**Work required:**
Copy every line of the data that contains the string "draw".

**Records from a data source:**

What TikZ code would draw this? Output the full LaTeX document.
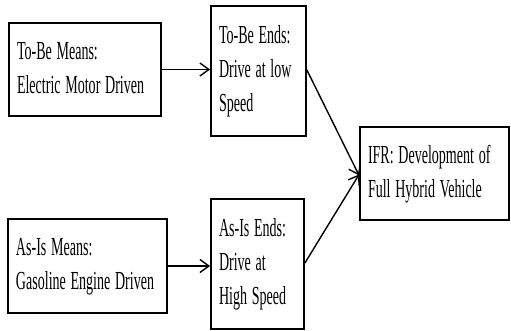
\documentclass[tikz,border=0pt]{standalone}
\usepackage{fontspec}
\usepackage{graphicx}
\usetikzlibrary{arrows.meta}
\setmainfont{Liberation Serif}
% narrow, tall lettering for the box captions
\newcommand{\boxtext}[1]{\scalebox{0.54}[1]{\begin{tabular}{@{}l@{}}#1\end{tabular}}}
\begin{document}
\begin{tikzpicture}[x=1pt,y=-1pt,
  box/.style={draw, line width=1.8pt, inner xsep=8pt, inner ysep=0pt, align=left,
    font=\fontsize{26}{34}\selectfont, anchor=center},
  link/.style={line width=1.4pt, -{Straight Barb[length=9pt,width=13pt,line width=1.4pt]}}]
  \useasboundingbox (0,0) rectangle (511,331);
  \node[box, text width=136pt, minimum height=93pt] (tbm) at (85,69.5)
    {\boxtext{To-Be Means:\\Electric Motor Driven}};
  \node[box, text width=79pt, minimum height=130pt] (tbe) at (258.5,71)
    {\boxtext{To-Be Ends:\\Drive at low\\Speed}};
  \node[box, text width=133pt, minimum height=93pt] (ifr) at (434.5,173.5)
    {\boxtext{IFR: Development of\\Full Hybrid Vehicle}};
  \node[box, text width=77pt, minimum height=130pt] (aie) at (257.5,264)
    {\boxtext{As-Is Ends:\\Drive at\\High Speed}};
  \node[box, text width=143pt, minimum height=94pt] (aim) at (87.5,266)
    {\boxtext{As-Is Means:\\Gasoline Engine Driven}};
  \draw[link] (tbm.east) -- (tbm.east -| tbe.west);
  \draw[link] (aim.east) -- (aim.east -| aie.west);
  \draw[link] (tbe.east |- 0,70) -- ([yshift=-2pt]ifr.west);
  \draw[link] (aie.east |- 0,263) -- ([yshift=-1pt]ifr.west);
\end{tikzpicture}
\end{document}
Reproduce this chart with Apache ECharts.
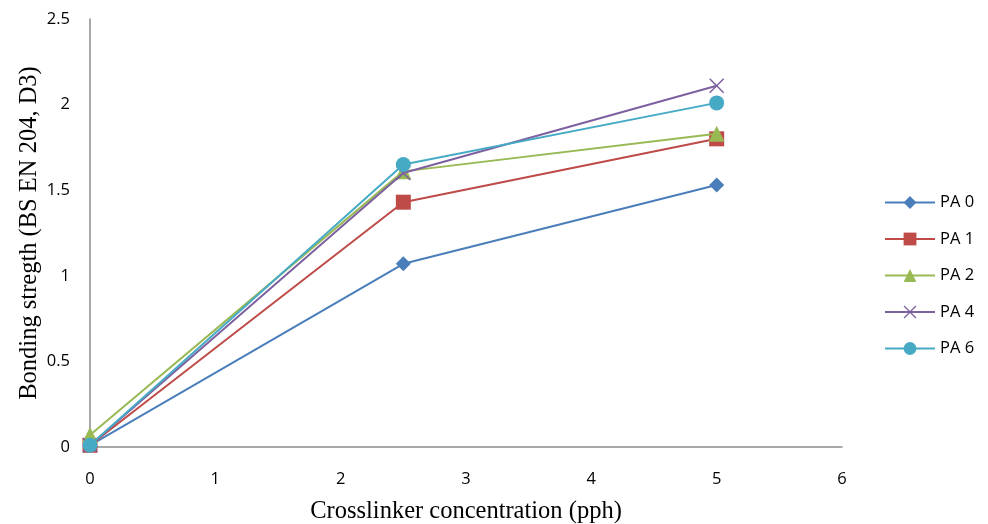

**Exercise output:**
What TikZ code would draw this? Output the full LaTeX document.
  box/.style={draw, line width=1.8pt, inner xsep=8pt, inner ysep=0pt, align=left,
  \draw[link] (tbm.east) -- (tbm.east -| tbe.west);
  \draw[link] (aim.east) -- (aim.east -| aie.west);
  \draw[link] (tbe.east |- 0,70) -- ([yshift=-2pt]ifr.west);
  \draw[link] (aie.east |- 0,263) -- ([yshift=-1pt]ifr.west);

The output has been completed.